The Falling
A tree in the forest falls. If no one is there to hear, does it really fall? We always ask the wrong question. It’s not how we know, but why.
Life is both tree and forest. Like psychedelic drugs or fulfilled desire, nature soothes the brain. This oneness feels so real; as true as childhood – secure in a seamless world of parental love. From this simple faith all other memory flows.
Morning dew glistens. We are leaf and light as we touch the moisture then lick our fingertips. Everything now molecular, either water or its absence, even the murmur of the warm breeze and the textured, silent bark.
A more tactile oneness, yet only one more moment. Fecundity passes, the cycle spins, seasons go then come then go again whether blossoming branch or decaying log.
Like any other rush, oneness evaporates. We work and fuck and dream and wake. Our mind is in the biological husk, but in control of that husk is the lie we only gradually accept as such.

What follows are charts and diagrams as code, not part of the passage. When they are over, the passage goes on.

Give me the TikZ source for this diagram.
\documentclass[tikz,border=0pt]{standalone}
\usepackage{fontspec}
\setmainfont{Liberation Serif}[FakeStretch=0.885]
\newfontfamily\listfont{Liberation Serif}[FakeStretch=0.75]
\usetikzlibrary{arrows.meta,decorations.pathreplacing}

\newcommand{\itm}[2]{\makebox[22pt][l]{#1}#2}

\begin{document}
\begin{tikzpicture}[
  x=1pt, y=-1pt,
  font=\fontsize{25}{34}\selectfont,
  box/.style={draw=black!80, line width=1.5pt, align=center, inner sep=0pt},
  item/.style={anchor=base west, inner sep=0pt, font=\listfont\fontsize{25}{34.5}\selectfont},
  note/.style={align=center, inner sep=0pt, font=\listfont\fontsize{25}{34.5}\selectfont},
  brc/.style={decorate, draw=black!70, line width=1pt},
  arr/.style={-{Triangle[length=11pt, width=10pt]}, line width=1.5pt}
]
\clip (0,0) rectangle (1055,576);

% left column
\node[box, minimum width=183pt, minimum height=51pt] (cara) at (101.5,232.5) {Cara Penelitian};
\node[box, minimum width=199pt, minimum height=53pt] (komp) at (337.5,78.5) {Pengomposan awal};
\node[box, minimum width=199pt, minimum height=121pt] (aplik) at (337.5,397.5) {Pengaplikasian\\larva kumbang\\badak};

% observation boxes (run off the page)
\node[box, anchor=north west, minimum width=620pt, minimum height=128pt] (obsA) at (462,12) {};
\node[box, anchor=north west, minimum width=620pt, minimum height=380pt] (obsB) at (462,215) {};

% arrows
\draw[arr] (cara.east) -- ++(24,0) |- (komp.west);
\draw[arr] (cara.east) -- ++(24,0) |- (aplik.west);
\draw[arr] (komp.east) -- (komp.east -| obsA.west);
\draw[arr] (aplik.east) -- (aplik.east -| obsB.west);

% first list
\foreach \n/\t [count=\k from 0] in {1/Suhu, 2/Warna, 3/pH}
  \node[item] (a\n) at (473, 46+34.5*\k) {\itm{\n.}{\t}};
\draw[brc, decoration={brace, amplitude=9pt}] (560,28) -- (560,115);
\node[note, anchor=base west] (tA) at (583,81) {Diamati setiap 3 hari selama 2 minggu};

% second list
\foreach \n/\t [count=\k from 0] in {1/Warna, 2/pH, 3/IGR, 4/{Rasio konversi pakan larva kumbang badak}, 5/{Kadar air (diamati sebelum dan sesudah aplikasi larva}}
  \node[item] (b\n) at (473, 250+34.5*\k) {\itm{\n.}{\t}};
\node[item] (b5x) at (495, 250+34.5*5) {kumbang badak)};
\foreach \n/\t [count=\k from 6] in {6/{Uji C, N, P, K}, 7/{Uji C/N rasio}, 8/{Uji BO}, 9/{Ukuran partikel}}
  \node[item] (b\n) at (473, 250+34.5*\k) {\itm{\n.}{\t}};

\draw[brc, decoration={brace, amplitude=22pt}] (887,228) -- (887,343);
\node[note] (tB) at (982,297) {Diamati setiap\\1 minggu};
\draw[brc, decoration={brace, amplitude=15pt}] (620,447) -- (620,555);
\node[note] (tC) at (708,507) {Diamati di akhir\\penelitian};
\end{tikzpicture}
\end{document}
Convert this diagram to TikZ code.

We suspect for a long time but always too busy to know the ceaseless, cellular documentation. The ultimate physical act is a final shrug and smile.
Then we can be at peace. We’ve walked the silver cord. The soil knows which root makes what sound no matter who hears or not. Our ears incidental to the noise, because rustle or crack or thud is not who we are. We’re not the upright or the fallen, we’re the falling.